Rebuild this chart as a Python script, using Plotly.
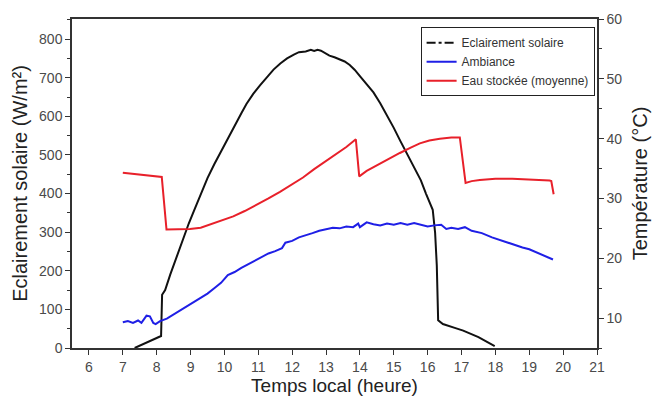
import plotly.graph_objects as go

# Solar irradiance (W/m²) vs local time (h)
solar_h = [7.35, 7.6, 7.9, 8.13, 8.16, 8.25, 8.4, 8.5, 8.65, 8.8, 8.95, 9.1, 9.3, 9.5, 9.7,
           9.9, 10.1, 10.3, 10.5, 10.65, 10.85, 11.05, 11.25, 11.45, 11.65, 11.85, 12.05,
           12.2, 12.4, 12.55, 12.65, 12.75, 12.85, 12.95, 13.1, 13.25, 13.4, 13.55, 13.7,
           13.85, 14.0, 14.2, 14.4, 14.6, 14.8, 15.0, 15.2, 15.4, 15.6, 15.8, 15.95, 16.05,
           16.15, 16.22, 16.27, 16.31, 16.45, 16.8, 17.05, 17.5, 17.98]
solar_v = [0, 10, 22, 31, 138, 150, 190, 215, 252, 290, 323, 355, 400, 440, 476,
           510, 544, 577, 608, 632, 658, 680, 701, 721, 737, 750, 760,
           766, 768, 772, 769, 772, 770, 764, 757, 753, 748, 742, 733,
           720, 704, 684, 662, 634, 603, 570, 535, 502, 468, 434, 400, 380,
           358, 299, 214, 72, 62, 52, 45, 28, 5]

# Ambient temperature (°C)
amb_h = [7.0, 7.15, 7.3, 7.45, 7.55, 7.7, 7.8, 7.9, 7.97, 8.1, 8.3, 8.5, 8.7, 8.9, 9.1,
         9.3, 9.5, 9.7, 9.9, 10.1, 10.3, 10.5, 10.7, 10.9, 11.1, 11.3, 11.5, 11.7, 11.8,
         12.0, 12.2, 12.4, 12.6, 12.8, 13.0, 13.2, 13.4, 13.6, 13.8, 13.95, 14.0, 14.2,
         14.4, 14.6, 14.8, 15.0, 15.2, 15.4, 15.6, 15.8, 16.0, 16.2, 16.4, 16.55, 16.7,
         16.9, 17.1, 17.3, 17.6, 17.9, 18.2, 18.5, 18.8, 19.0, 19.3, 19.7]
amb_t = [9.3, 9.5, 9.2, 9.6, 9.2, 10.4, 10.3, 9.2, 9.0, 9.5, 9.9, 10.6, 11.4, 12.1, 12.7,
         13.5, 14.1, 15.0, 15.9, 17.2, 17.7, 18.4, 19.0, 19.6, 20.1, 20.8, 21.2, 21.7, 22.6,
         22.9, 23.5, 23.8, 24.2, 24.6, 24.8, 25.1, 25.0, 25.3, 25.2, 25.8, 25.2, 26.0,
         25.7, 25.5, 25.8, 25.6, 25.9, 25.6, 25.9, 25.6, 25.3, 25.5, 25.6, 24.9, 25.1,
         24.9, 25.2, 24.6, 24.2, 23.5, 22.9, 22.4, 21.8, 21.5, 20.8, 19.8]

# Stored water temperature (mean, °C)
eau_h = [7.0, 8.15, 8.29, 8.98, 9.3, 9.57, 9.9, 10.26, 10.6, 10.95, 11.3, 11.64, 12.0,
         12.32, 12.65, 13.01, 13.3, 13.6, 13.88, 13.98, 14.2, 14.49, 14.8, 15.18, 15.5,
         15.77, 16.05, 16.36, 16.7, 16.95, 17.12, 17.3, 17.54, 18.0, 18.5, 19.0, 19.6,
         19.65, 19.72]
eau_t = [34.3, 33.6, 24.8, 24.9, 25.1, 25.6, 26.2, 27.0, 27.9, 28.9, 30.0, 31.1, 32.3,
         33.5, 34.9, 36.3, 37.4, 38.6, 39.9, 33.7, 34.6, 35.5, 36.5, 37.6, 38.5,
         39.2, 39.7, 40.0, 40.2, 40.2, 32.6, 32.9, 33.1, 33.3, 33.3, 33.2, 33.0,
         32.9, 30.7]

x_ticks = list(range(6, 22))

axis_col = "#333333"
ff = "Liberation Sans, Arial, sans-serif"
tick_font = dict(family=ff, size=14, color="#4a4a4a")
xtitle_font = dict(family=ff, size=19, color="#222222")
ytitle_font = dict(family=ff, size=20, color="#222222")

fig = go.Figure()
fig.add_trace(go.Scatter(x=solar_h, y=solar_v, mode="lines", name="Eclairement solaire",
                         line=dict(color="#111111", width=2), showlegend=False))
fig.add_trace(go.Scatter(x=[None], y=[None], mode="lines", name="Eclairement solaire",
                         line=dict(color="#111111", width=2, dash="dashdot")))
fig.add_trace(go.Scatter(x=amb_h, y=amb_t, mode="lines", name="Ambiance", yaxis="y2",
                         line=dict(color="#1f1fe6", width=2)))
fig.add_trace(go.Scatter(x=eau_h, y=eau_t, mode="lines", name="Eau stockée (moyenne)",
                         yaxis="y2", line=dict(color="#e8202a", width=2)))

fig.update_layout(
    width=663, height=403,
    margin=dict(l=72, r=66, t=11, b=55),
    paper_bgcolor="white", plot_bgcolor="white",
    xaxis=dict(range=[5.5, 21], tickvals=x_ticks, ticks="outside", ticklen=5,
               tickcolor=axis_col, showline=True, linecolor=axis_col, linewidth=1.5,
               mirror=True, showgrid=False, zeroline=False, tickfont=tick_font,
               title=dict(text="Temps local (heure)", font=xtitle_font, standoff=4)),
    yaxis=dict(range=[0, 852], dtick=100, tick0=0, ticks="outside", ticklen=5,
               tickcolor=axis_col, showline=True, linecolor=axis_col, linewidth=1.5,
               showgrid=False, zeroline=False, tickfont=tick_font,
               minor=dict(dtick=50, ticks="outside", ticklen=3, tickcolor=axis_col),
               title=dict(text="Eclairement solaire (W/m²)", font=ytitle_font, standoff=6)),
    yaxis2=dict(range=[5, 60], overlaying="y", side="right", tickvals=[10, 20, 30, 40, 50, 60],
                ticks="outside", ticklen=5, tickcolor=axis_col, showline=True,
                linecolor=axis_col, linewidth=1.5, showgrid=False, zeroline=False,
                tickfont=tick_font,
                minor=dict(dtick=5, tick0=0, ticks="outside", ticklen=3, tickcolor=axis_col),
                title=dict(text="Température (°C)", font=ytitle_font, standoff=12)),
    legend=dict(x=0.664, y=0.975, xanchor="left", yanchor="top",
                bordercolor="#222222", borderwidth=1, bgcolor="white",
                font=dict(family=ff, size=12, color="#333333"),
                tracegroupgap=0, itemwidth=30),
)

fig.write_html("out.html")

__Exercise task__: Print the listing above in full, exactly as written. Omit any pictures.

__Solution to the problem__:
Rebuild this chart as a Python script, using Plotly.
import plotly.graph_objects as go

# Solar irradiance (W/m²) vs local time (h)
solar_h = [7.35, 7.6, 7.9, 8.13, 8.16, 8.25, 8.4, 8.5, 8.65, 8.8, 8.95, 9.1, 9.3, 9.5, 9.7,
           9.9, 10.1, 10.3, 10.5, 10.65, 10.85, 11.05, 11.25, 11.45, 11.65, 11.85, 12.05,
           12.2, 12.4, 12.55, 12.65, 12.75, 12.85, 12.95, 13.1, 13.25, 13.4, 13.55, 13.7,
           13.85, 14.0, 14.2, 14.4, 14.6, 14.8, 15.0, 15.2, 15.4, 15.6, 15.8, 15.95, 16.05,
           16.15, 16.22, 16.27, 16.31, 16.45, 16.8, 17.05, 17.5, 17.98]
solar_v = [0, 10, 22, 31, 138, 150, 190, 215, 252, 290, 323, 355, 400, 440, 476,
           510, 544, 577, 608, 632, 658, 680, 701, 721, 737, 750, 760,
           766, 768, 772, 769, 772, 770, 764, 757, 753, 748, 742, 733,
           720, 704, 684, 662, 634, 603, 570, 535, 502, 468, 434, 400, 380,
           358, 299, 214, 72, 62, 52, 45, 28, 5]

# Ambient temperature (°C)
amb_h = [7.0, 7.15, 7.3, 7.45, 7.55, 7.7, 7.8, 7.9, 7.97, 8.1, 8.3, 8.5, 8.7, 8.9, 9.1,
         9.3, 9.5, 9.7, 9.9, 10.1, 10.3, 10.5, 10.7, 10.9, 11.1, 11.3, 11.5, 11.7, 11.8,
         12.0, 12.2, 12.4, 12.6, 12.8, 13.0, 13.2, 13.4, 13.6, 13.8, 13.95, 14.0, 14.2,
         14.4, 14.6, 14.8, 15.0, 15.2, 15.4, 15.6, 15.8, 16.0, 16.2, 16.4, 16.55, 16.7,
         16.9, 17.1, 17.3, 17.6, 17.9, 18.2, 18.5, 18.8, 19.0, 19.3, 19.7]
amb_t = [9.3, 9.5, 9.2, 9.6, 9.2, 10.4, 10.3, 9.2, 9.0, 9.5, 9.9, 10.6, 11.4, 12.1, 12.7,
         13.5, 14.1, 15.0, 15.9, 17.2, 17.7, 18.4, 19.0, 19.6, 20.1, 20.8, 21.2, 21.7, 22.6,
         22.9, 23.5, 23.8, 24.2, 24.6, 24.8, 25.1, 25.0, 25.3, 25.2, 25.8, 25.2, 26.0,
         25.7, 25.5, 25.8, 25.6, 25.9, 25.6, 25.9, 25.6, 25.3, 25.5, 25.6, 24.9, 25.1,
         24.9, 25.2, 24.6, 24.2, 23.5, 22.9, 22.4, 21.8, 21.5, 20.8, 19.8]

# Stored water temperature (mean, °C)
eau_h = [7.0, 8.15, 8.29, 8.98, 9.3, 9.57, 9.9, 10.26, 10.6, 10.95, 11.3, 11.64, 12.0,
         12.32, 12.65, 13.01, 13.3, 13.6, 13.88, 13.98, 14.2, 14.49, 14.8, 15.18, 15.5,
         15.77, 16.05, 16.36, 16.7, 16.95, 17.12, 17.3, 17.54, 18.0, 18.5, 19.0, 19.6,
         19.65, 19.72]
eau_t = [34.3, 33.6, 24.8, 24.9, 25.1, 25.6, 26.2, 27.0, 27.9, 28.9, 30.0, 31.1, 32.3,
         33.5, 34.9, 36.3, 37.4, 38.6, 39.9, 33.7, 34.6, 35.5, 36.5, 37.6, 38.5,
         39.2, 39.7, 40.0, 40.2, 40.2, 32.6, 32.9, 33.1, 33.3, 33.3, 33.2, 33.0,
         32.9, 30.7]

x_ticks = list(range(6, 22))

axis_col = "#333333"
ff = "Liberation Sans, Arial, sans-serif"
tick_font = dict(family=ff, size=14, color="#4a4a4a")
xtitle_font = dict(family=ff, size=19, color="#222222")
ytitle_font = dict(family=ff, size=20, color="#222222")

fig = go.Figure()
fig.add_trace(go.Scatter(x=solar_h, y=solar_v, mode="lines", name="Eclairement solaire",
                         line=dict(color="#111111", width=2), showlegend=False))
fig.add_trace(go.Scatter(x=[None], y=[None], mode="lines", name="Eclairement solaire",
                         line=dict(color="#111111", width=2, dash="dashdot")))
fig.add_trace(go.Scatter(x=amb_h, y=amb_t, mode="lines", name="Ambiance", yaxis="y2",
                         line=dict(color="#1f1fe6", width=2)))
fig.add_trace(go.Scatter(x=eau_h, y=eau_t, mode="lines", name="Eau stockée (moyenne)",
                         yaxis="y2", line=dict(color="#e8202a", width=2)))

fig.update_layout(
    width=663, height=403,
    margin=dict(l=72, r=66, t=11, b=55),
    paper_bgcolor="white", plot_bgcolor="white",
    xaxis=dict(range=[5.5, 21], tickvals=x_ticks, ticks="outside", ticklen=5,
               tickcolor=axis_col, showline=True, linecolor=axis_col, linewidth=1.5,
               mirror=True, showgrid=False, zeroline=False, tickfont=tick_font,
               title=dict(text="Temps local (heure)", font=xtitle_font, standoff=4)),
    yaxis=dict(range=[0, 852], dtick=100, tick0=0, ticks="outside", ticklen=5,
               tickcolor=axis_col, showline=True, linecolor=axis_col, linewidth=1.5,
               showgrid=False, zeroline=False, tickfont=tick_font,
               minor=dict(dtick=50, ticks="outside", ticklen=3, tickcolor=axis_col),
               title=dict(text="Eclairement solaire (W/m²)", font=ytitle_font, standoff=6)),
    yaxis2=dict(range=[5, 60], overlaying="y", side="right", tickvals=[10, 20, 30, 40, 50, 60],
                ticks="outside", ticklen=5, tickcolor=axis_col, showline=True,
                linecolor=axis_col, linewidth=1.5, showgrid=False, zeroline=False,
                tickfont=tick_font,
                minor=dict(dtick=5, tick0=0, ticks="outside", ticklen=3, tickcolor=axis_col),
                title=dict(text="Température (°C)", font=ytitle_font, standoff=12)),
    legend=dict(x=0.664, y=0.975, xanchor="left", yanchor="top",
                bordercolor="#222222", borderwidth=1, bgcolor="white",
                font=dict(family=ff, size=12, color="#333333"),
                tracegroupgap=0, itemwidth=30),
)

fig.write_html("out.html")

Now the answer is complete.